Civilian defense in Lithuania has become far more serious, according to Kutnyakova. The Lithuanian Riflemen's Union, a century-old volunteer force, is drawing new members with training in firearms, tactical medicine and territorial defense.
Still, she said anxiety shapes daily life. Some Lithuanians she knows have sold property near the border, especially around the Suwałki Gap, fearing a potential invasion. Even so, most people she knows are prepared to defend the country "in the event of an aggression."
Residents of Estonia, which shares a 300-kilometer (186-mile) border with Russia, are also preparing for war -- steadily, but without panic.
"People have different attitudes: some people are more worried, while others are confident that everything will work itself out… But people aren't panicking," Vira Konyk, head of the Congress of Ukrainians in Estonia, told Kontur. She said many have packed emergency bags, just as Ukrainians did.
Preparations are underway on several fronts. The government is drafting evacuation plans, running training exercises and replenishing reserves; volunteers are recruiting others and expanding civilian first-aid skills.
"People are also getting training in evacuations and in how to handle emergency situations," Konyk said.
Reuters reported that Estonia aims to move 140,000 people -- about 10% of the population -- to temporary shelters if Russia attacks. In Narva, a Russian-speaking border city of 50,000, officials plan to send two-thirds of residents farther inland.
The Estonian Defense League, a volunteer paramilitary force within the armed forces, has also expanded.
Konyk said 5,000 people joined after Russia launched its full-scale invasion of Ukraine.
"People understand the need to be prepared to resist," she said, adding that Tallinn is investing in shelters, upgraded warning systems and broader military capacity.
Geographic trap for Russia
The region's relative calm stems from Ukraine holding the line for four years, Ihor Petrenko, a political analyst and head of the think tank United Ukraine, told Kontur. He said the threat facing the Baltics also exposes Russia’s own vulnerabilities.
"A war in the Baltic countries is like an attempt to bury their own ambitions," he said.
He argued that Kaliningrad, described by Moscow as a strategic outpost, is actually a liability. Any push to "break through the corridor" guarantees a direct war with NATO: "not a so-called special operation, but a real war, with a fleet, aviation and Article 5."
Petrenko said the Baltic Sea "isn't a space for war, but rather a geographic snare for Russia," noting its narrowness and the presence of allied fleets.
"NATO has frigates and subs that are several times larger, while Sweden and Finland have missiles that 'see' everything that's moving," he said.

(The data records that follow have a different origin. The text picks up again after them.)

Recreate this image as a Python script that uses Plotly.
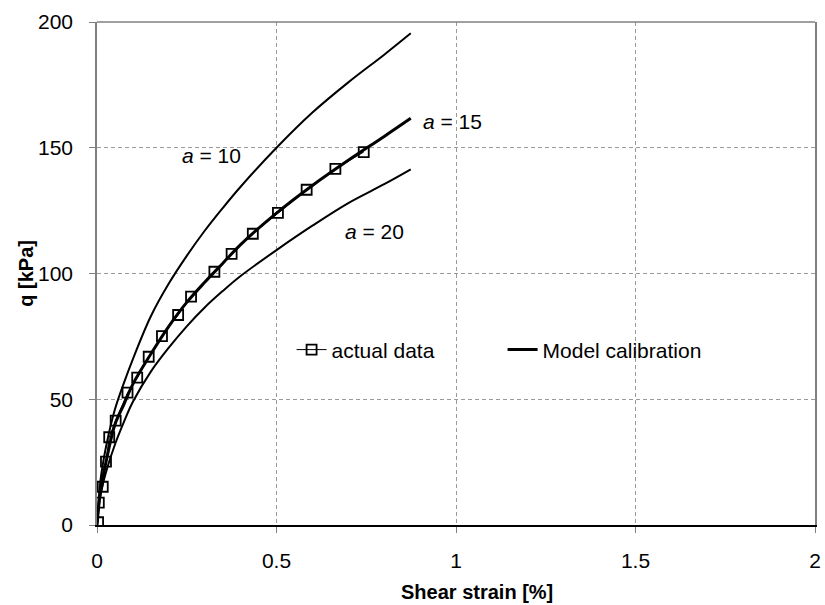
import plotly.graph_objects as go

# Measured stress-strain points
data_strain = [0.003, 0.005, 0.016, 0.025, 0.034, 0.052, 0.085, 0.112, 0.144, 0.181,
               0.226, 0.262, 0.327, 0.375, 0.434, 0.504, 0.584, 0.664, 0.743]
data_q = [1.1, 8.9, 15.2, 25.2, 34.9, 41.5, 52.6, 58.6, 66.9, 75.1,
          83.5, 90.8, 100.7, 107.8, 115.8, 124.1, 133.3, 141.6, 148.3]

# Model curves for a = 10, 15 (calibrated) and 20
model_strain = [0, 0.01, 0.025, 0.05, 0.075, 0.1, 0.15, 0.2, 0.25, 0.3, 0.35, 0.4,
                0.5, 0.6, 0.7, 0.8, 0.874]
q_a10 = [0, 18, 31, 46, 56.5, 66, 83, 96, 107, 117, 126, 134.5,
         150, 164, 176, 187, 195.5]
q_a15 = [0, 14, 25, 40, 48, 56, 68, 79, 88.5, 96.5, 104, 111.5,
         124, 135, 145, 154.5, 161.7]
q_a20 = [0, 12, 21, 32, 41, 49, 61, 70.5, 79, 86.5, 93, 99,
         109.3, 119, 128, 135.5, 141.4]

curve_labels = ["<i>a</i> = 10", "<i>a</i> = 15", "<i>a</i> = 20"]
label_x = [0.318, 0.990, 0.773]
label_y = [147.1, 160.4, 116.6]

x_ticks = [0, 0.5, 1, 1.5, 2]
x_tick_text = ["0", "0.5", "1", "1.5", "2"]
y_ticks = [0, 50, 100, 150, 200]

FONT = "Liberation Sans, Arial, sans-serif"
GRID = "#9a9a9a"
FRAME = "#808080"
DASH = "4px,3px"

fig = go.Figure()

fig.add_trace(go.Scatter(x=model_strain, y=q_a10, mode="lines",
                         line=dict(color="black", width=2, shape="spline", smoothing=1),
                         showlegend=False))
fig.add_trace(go.Scatter(x=model_strain, y=q_a20, mode="lines",
                         line=dict(color="black", width=2, shape="spline", smoothing=1),
                         showlegend=False))
fig.add_trace(go.Scatter(x=data_strain, y=data_q, mode="lines+markers",
                         name="actual data",
                         line=dict(color="black", width=1),
                         marker=dict(symbol="square-open", size=10, color="black",
                                     line=dict(color="black", width=1.8))))
fig.add_trace(go.Scatter(x=model_strain, y=q_a15, mode="lines",
                         name="Model calibration",
                         line=dict(color="black", width=3, shape="spline", smoothing=1)))

for txt, lx, ly in zip(curve_labels, label_x, label_y):
    fig.add_annotation(x=lx, y=ly, text=txt, showarrow=False,
                       font=dict(family=FONT, size=21, color="black"),
                       xanchor="center", yanchor="middle")

# Axis titles
fig.add_annotation(xref="paper", yref="paper", x=0.529, y=-0.133,
                   text="<b>Shear strain [%]</b>", showarrow=False,
                   font=dict(family=FONT, size=20, color="black"),
                   xanchor="center", yanchor="middle")
fig.add_annotation(xref="paper", yref="paper", x=-0.1, y=0.5,
                   text="<b>q [kPa]</b>", showarrow=False, textangle=-90,
                   font=dict(family=FONT, size=20, color="black"),
                   xanchor="center", yanchor="middle")

# Top border of the plot area
fig.add_shape(type="line", xref="paper", yref="paper", x0=0, x1=1, y0=1, y1=1,
              line=dict(color=FRAME, width=1.5))

fig.update_xaxes(range=[0, 2], tickvals=x_ticks, ticktext=x_tick_text,
                 showgrid=True, gridcolor=GRID, griddash=DASH, gridwidth=1,
                 showline=True, linecolor="black", linewidth=1.5,
                 ticks="outside", ticklen=6, tickcolor=FRAME,
                 zeroline=False, ticklabelstandoff=10,
                 tickfont=dict(family=FONT, size=21, color="black"))
fig.update_yaxes(range=[0, 200], tickvals=y_ticks,
                 showgrid=True, gridcolor=GRID, griddash=DASH, gridwidth=1,
                 showline=True, linecolor=FRAME, linewidth=1.5, mirror=True,
                 ticks="outside", ticklen=6, tickcolor=FRAME,
                 zeroline=False, ticklabelstandoff=12,
                 tickfont=dict(family=FONT, size=21, color="black"))

fig.update_layout(
    width=825, height=605,
    margin=dict(l=97, r=4, t=22, b=80),
    paper_bgcolor="white", plot_bgcolor="white",
    font=dict(family=FONT, size=21, color="black"),
    legend=dict(orientation="h", x=0.271, y=0.348, xanchor="left", yanchor="middle",
                bgcolor="rgba(0,0,0,0)", entrywidthmode="pixels", entrywidth=166,
                font=dict(family=FONT, size=21, color="black"),
                traceorder="normal"),
)

fig.write_html("out.html")
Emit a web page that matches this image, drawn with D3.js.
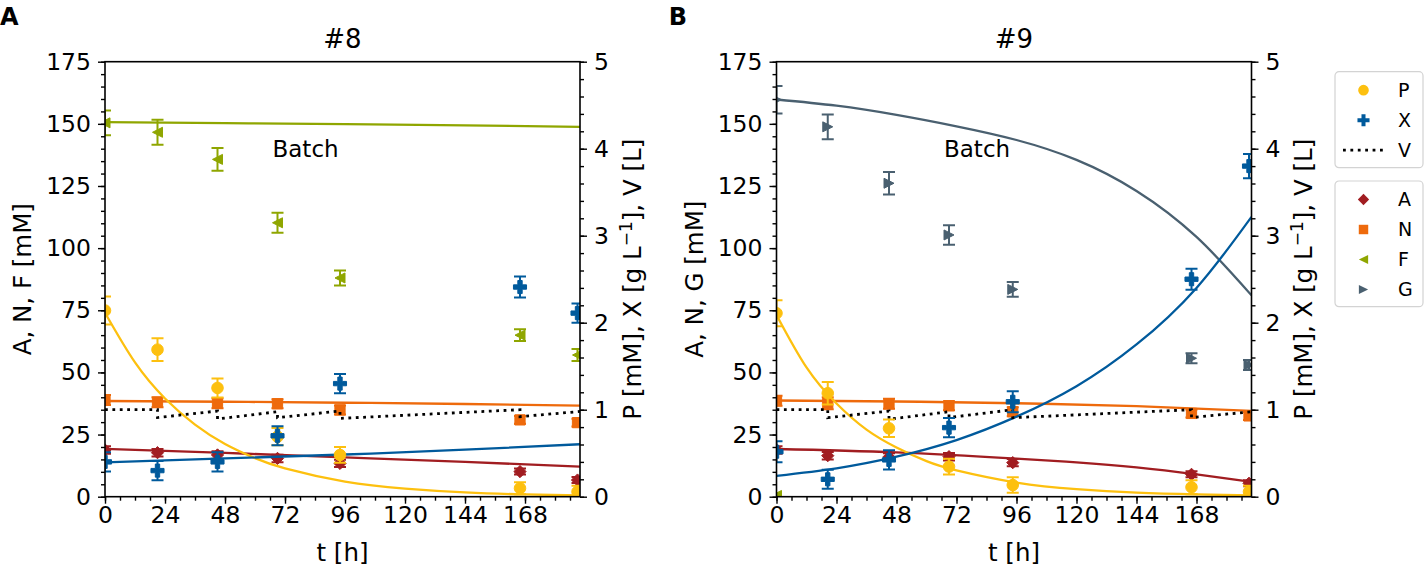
<!DOCTYPE html>
<html>
<head>
<meta charset="utf-8">
<script src="https://cdn.jsdelivr.net/npm/d3@7"></script>
<style>
  body { margin: 0; background: #fff; }
  svg { font-family: "DejaVu Sans", sans-serif; }
  .tick text { fill: #000; }
  .tick line { stroke: #000; stroke-width: 1.4px; }
</style>
</head>
<body>
<div id="chart"></div>
<script>
// ---- data, panel A (#8) ----
var t8 = [0, 21, 45, 69, 94, 166, 189];
var F8 = [150.4, 146.6, 135.7, 110.2, 88, 65, 57];
var F8err = [5, 5, 4.6, 4, 3, 2.4, 2.4];
var N8 = [38.9, 38.0, 37.6, 37.4, 34.9, 30.9, 29.8];
var N8err = [2, 2, 2, 1.8, 1.8, 1.6, 1.6];
var A8 = [18.8, 17.7, 16.8, 15.4, 13.4, 10.1, 6.7];
var A8err = [1.5, 1.5, 1.5, 1.5, 1.5, 1.2, 1.2];
var P8 = [2.14, 1.69, 1.25, 0.69, 0.48, 0.097, 0.057];
var P8err = [0.16, 0.13, 0.11, 0.10, 0.09, 0.07, 0.07];
var X8 = [0.40, 0.30, 0.40, 0.70, 1.30, 2.41, 2.11];
var X8err = [0.11, 0.11, 0.11, 0.11, 0.11, 0.12, 0.11];

// model curves, panel A
var tFine = [0, 12, 24, 36, 48, 60, 72, 96, 120, 144, 168, 190];
var tCoarse = [0, 48, 96, 144, 190];
var F8fit = [150.7, 150.3, 149.9, 149.4, 148.8];
var N8fit = [38.5, 38.2, 37.8, 37.3, 36.6];
var A8fit = [19.2, 17.6, 15.8, 14.0, 12.1];
var X8fit = [0.394, 0.44, 0.485, 0.54, 0.603];
var P8fit = [2.114, 1.543, 1.129, 0.829, 0.606, 0.443, 0.326, 0.174, 0.094, 0.05, 0.026, 0.014];
var vt8 = [0, 21, 21, 45, 45, 69, 69, 94, 94, 166, 166, 190];
var V8 = [1.0, 1.0, 0.91, 0.985, 0.893, 0.977, 0.908, 0.985, 0.90, 1.0, 0.92, 0.98];

// ---- data, panel B (#9) ----
var t9 = [0, 20.5, 45, 69, 94.5, 166, 189];
var G9 = [159.7, 148.8, 126.1, 105.3, 83.4, 55.7, 53];
var G9err = [5.5, 5, 4.5, 3.9, 3, 2, 2];
var N9 = [38.6, 37.6, 37.4, 36.6, 34.2, 33.5, 32.5];
var N9err = [2, 2.4, 2, 1.8, 1.8, 1.6, 1.6];
var A9 = [18.8, 16.5, 16.0, 16.1, 13.7, 9.0, 5.4];
var A9err = [1.5, 1.5, 1.5, 1.5, 1.5, 1.2, 1.2];
var P9 = [2.109, 1.189, 0.786, 0.346, 0.134, 0.109, 0.057];
var P9err = [0.15, 0.13, 0.10, 0.09, 0.09, 0.08, 0.07];
var X9 = [0.517, 0.2, 0.423, 0.794, 1.091, 2.5, 3.8];
var X9err = [0.12, 0.11, 0.11, 0.11, 0.12, 0.12, 0.14];
var tF9 = [0];
var F9 = [0.5];
var F9err = [0];

var tG = [0, 24, 48, 72, 96, 120, 144, 168, 190];
var G9fit = [159.8, 157.3, 153.6, 149, 143.5, 135.5, 123, 104.5, 81];
var X9fit = [0.24, 0.326, 0.46, 0.651, 0.92, 1.27, 1.75, 2.40, 3.217];
var P9fit = [2.089, 1.486, 1.071, 0.771, 0.566, 0.409, 0.303, 0.163, 0.086, 0.046, 0.026, 0.014];
var N9fit = [38.7, 38.3, 37.6, 36.4, 34.5];
var tA9 = [0, 48, 96, 120, 144, 168, 190];
var A9fit = [19.2, 17.8, 15.3, 13.8, 11.8, 9.0, 6.0];
var vt9 = [0, 20.5, 20.5, 45, 45, 69, 69, 94.5, 94.5, 166, 166, 190];
var V9 = [1.0, 1.0, 0.908, 0.985, 0.89, 0.977, 0.91, 1.0, 0.908, 1.0, 0.91, 0.977];

// ticks
var xTicks = [0, 24, 48, 72, 96, 120, 144, 168];
var leftTicks = [0, 25, 50, 75, 100, 125, 150, 175];
var rightTicks = [0, 1, 2, 3, 4, 5];

var colors = {P: "#fdc00f", X: "#005a9c", A: "#a11d21", N: "#ee6a0c", F: "#8fa600", G: "#4a6070", V: "#000"};

// custom marker shapes (matplotlib-like)
var symLeft = {draw: function (c, s) { var r = Math.sqrt(s) / 2; c.moveTo(-r, 0); c.lineTo(r, -r); c.lineTo(r, r); c.closePath(); }};
var symRight = {draw: function (c, s) { var r = Math.sqrt(s) / 2; c.moveTo(r, 0); c.lineTo(-r, -r); c.lineTo(-r, r); c.closePath(); }};
var symDiamond = {draw: function (c, s) { var r = Math.sqrt(s) / 2; c.moveTo(0, -r); c.lineTo(r, 0); c.lineTo(0, r); c.lineTo(-r, 0); c.closePath(); }};
var markers = {
  P: {type: d3.symbolCircle, size: 105},
  X: {type: d3.symbolCross, size: 95},
  A: {type: symDiamond, size: 150},
  N: {type: d3.symbolSquare, size: 105},
  F: {type: symLeft, size: 100},
  G: {type: symRight, size: 100}
};

var W = 1427, H = 568;
var top_ = 61.7, plotW = 475, plotH = 435;
var tickFont = 23.5, labelFont = 24.5;

var svg = d3.select("#chart").append("svg")
  .attr("width", W).attr("height", H);

function zip(ts, vs, es) {
  return ts.map(function (t, i) { return {t: t, v: vs[i], e: es ? es[i] : 0}; });
}

function drawPanel(cfg) {
  var g = svg.append("g").attr("transform", "translate(" + cfg.left + "," + top_ + ")");
  var x = d3.scaleLinear().domain([0, 190]).range([0, plotW]);
  var yL = d3.scaleLinear().domain([0, 175]).range([plotH, 0]);
  var yR = d3.scaleLinear().domain([0, 5]).range([plotH, 0]);

  var clipId = "clip" + cfg.id;
  g.append("clipPath").attr("id", clipId)
    .append("rect").attr("width", plotW).attr("height", plotH);
  var plot = g.append("g").attr("clip-path", "url(#" + clipId + ")");

  function fitLine(ts, vs, y, col) {
    plot.append("path")
      .datum(zip(ts, vs))
      .attr("fill", "none")
      .attr("stroke", col)
      .attr("stroke-width", 2.3)
      .attr("d", d3.line()
        .x(function (d) { return x(d.t); })
        .y(function (d) { return y(d.v); })
        .curve(d3.curveNatural));
  }

  function points(ts, vs, es, y, key) {
    var col = colors[key];
    var data = zip(ts, vs, es);
    var eb = plot.append("g").attr("stroke", col).attr("stroke-width", 2);
    data.forEach(function (d) {
      if (!d.e) return;
      var x0 = x(d.t), y1 = y(d.v - d.e), y2 = y(d.v + d.e);
      eb.append("line").attr("x1", x0).attr("x2", x0).attr("y1", y1).attr("y2", y2);
      eb.append("line").attr("x1", x0 - 6).attr("x2", x0 + 6).attr("y1", y1).attr("y2", y1);
      eb.append("line").attr("x1", x0 - 6).attr("x2", x0 + 6).attr("y1", y2).attr("y2", y2);
    });
    plot.append("g").selectAll("path")
      .data(data)
      .enter().append("path")
      .attr("transform", function (d) { return "translate(" + x(d.t) + "," + y(d.v) + ")"; })
      .attr("d", d3.symbol().type(markers[key].type).size(markers[key].size))
      .attr("fill", col)
      .attr("stroke", col)
      .attr("stroke-width", 1);
  }

  // left axis series
  cfg.left_series.forEach(function (s) {
    points(s.t, s.v, s.e, yL, s.key);
  });
  cfg.left_fits.forEach(function (s) {
    fitLine(s.t, s.v, yL, colors[s.key]);
  });

  // right axis series
  cfg.right_fits.forEach(function (s) {
    fitLine(s.t, s.v, yR, colors[s.key]);
  });
  plot.append("path")
    .datum(zip(cfg.vt, cfg.V))
    .attr("fill", "none")
    .attr("stroke", "#000")
    .attr("stroke-width", 2.8)
    .attr("stroke-dasharray", "2.8,4.6")
    .attr("d", d3.line().x(function (d) { return x(d.t); }).y(function (d) { return yR(d.v); }));
  cfg.right_series.forEach(function (s) {
    points(s.t, s.v, s.e, yR, s.key);
  });

  // "Batch" annotation
  g.append("text")
    .attr("x", x(67)).attr("y", yL(140))
    .attr("dy", "0.35em")
    .attr("font-size", 23)
    .text("Batch");

  // axes
  function styleAxis(sel) {
    sel.select(".domain").remove();
    sel.selectAll(".tick text").attr("font-size", tickFont).attr("font-family", "DejaVu Sans");
  }
  g.append("g").attr("transform", "translate(0," + plotH + ")")
    .call(d3.axisBottom(x).tickValues(d3.range(0, 191, 6)).tickSize(4).tickFormat(""))
    .call(styleAxis);
  g.append("g").attr("transform", "translate(0," + plotH + ")")
    .call(d3.axisBottom(x).tickValues(xTicks).tickSize(7).tickPadding(3).tickFormat(d3.format("d")))
    .call(styleAxis);
  g.append("g")
    .call(d3.axisLeft(yL).tickValues(d3.range(0, 176, 5)).tickSize(4).tickFormat(""))
    .call(styleAxis);
  g.append("g")
    .call(d3.axisLeft(yL).tickValues(leftTicks).tickSize(7).tickPadding(7).tickFormat(d3.format("d")))
    .call(styleAxis);
  g.append("g").attr("transform", "translate(" + plotW + ",0)")
    .call(d3.axisRight(yR).tickValues(d3.range(0, 26).map(function (i) { return i / 5; })).tickSize(4).tickFormat(""))
    .call(styleAxis);
  g.append("g").attr("transform", "translate(" + plotW + ",0)")
    .call(d3.axisRight(yR).tickValues(rightTicks).tickSize(7).tickPadding(7).tickFormat(d3.format("d")))
    .call(styleAxis);

  // frame
  g.append("rect")
    .attr("width", plotW).attr("height", plotH)
    .attr("fill", "none").attr("stroke", "#000").attr("stroke-width", 1.6);

  // labels
  g.append("text")
    .attr("x", plotW / 2).attr("y", -14)
    .attr("text-anchor", "middle")
    .attr("font-size", 26)
    .text(cfg.title);
  g.append("text")
    .attr("x", plotW / 2).attr("y", plotH + 64)
    .attr("text-anchor", "middle")
    .attr("font-size", labelFont)
    .text("t [h]");
  g.append("text")
    .attr("transform", "translate(" + cfg.ylabelX + "," + (plotH / 2) + ") rotate(-90)")
    .attr("text-anchor", "middle")
    .attr("dy", "0.35em")
    .attr("font-size", labelFont)
    .text(cfg.ylabel);
  var rl = g.append("text")
    .attr("transform", "translate(" + (plotW + 52) + "," + (plotH / 2) + ") rotate(-90)")
    .attr("text-anchor", "middle")
    .attr("dy", "0.35em")
    .attr("font-size", labelFont);
  rl.append("tspan").text("P [mM], X [g L");
  rl.append("tspan").attr("font-size", 17).attr("dy", "-9").text("\u22121");
  rl.append("tspan").attr("dy", "9").text("], V [L]");

  svg.append("text")
    .attr("x", cfg.letterX).attr("y", 25)
    .attr("text-anchor", cfg.letterAnchor)
    .attr("font-size", 24)
    .attr("font-weight", "bold")
    .text(cfg.letter);
}

drawPanel({
  id: "A", left: 105, title: "#8", letter: "A", letterX: 0, letterAnchor: "start",
  ylabel: "A, N, F [mM]", ylabelX: -83,
  left_series: [
    {key: "F", t: t8, v: F8, e: F8err},
    {key: "N", t: t8, v: N8, e: N8err},
    {key: "A", t: t8, v: A8, e: A8err}
  ],
  left_fits: [
    {key: "F", t: tCoarse, v: F8fit},
    {key: "N", t: tCoarse, v: N8fit},
    {key: "A", t: tCoarse, v: A8fit}
  ],
  right_fits: [
    {key: "P", t: tFine, v: P8fit},
    {key: "X", t: tCoarse, v: X8fit}
  ],
  right_series: [
    {key: "P", t: t8, v: P8, e: P8err},
    {key: "X", t: t8, v: X8, e: X8err}
  ],
  vt: vt8, V: V8
});

drawPanel({
  id: "B", left: 776.5, title: "#9", letter: "B", letterX: 678, letterAnchor: "middle",
  ylabel: "A, N, G [mM]", ylabelX: -82,
  left_series: [
    {key: "F", t: tF9, v: F9, e: F9err},
    {key: "G", t: t9, v: G9, e: G9err},
    {key: "N", t: t9, v: N9, e: N9err},
    {key: "A", t: t9, v: A9, e: A9err}
  ],
  left_fits: [
    {key: "G", t: tG, v: G9fit},
    {key: "N", t: tCoarse, v: N9fit},
    {key: "A", t: tA9, v: A9fit}
  ],
  right_fits: [
    {key: "P", t: tFine, v: P9fit},
    {key: "X", t: tG, v: X9fit}
  ],
  right_series: [
    {key: "P", t: t9, v: P9, e: P9err},
    {key: "X", t: t9, v: X9, e: X9err}
  ],
  vt: vt9, V: V9
});

// legends
var legend1 = ["P", "X", "V"];
var legend2 = ["A", "N", "F", "G"];

function drawLegend(items, y0, h) {
  var lg = svg.append("g").attr("transform", "translate(1335," + y0 + ")");
  lg.append("rect")
    .attr("width", 88).attr("height", h)
    .attr("rx", 4).attr("ry", 4)
    .attr("fill", "#fff").attr("stroke", "#d3d3d3").attr("stroke-width", 1.2);
  items.forEach(function (k, i) {
    var yy = 18.5 + i * 30;
    if (k === "V") {
      lg.append("line")
        .attr("x1", 8).attr("x2", 50).attr("y1", yy).attr("y2", yy)
        .attr("stroke", "#000").attr("stroke-width", 2.8)
        .attr("stroke-dasharray", "2.8,4.6");
    } else {
      lg.append("path")
        .attr("transform", "translate(28.5," + yy + ")")
        .attr("d", d3.symbol().type(markers[k].type).size(markers[k].size * 0.85))
        .attr("fill", colors[k]);
    }
    lg.append("text")
      .attr("x", 63).attr("y", yy)
      .attr("dy", "0.35em")
      .attr("font-size", 19)
      .text(k);
  });
}
drawLegend(legend1, 71.7, 96);
drawLegend(legend2, 181, 125.7);
</script>
</body>
</html>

Kaliningrad-based missile threats would run into the same limits Russia has faced in the Black Sea.
"Ukrainian sea drones have already proven that in the 21st century, the main fleet is one without a crew or emotions," Petrenko said. "And the Ukrainians have demonstrated how to force a 'great' army to flee from the sea."
While a Baltic war is theoretically possible, Russia would face impossible odds.
"Fighting simultaneously with Ukraine, NATO and geography is too much for even Putin to handle. But maybe that doesn't faze him, like we saw with Ukraine in 2022," Petrenko said.
If Russia tries to "inspect" the Baltic Sea, it will be "the vestiges of the Kremlin's imperial illusions" that sink -- not NATO.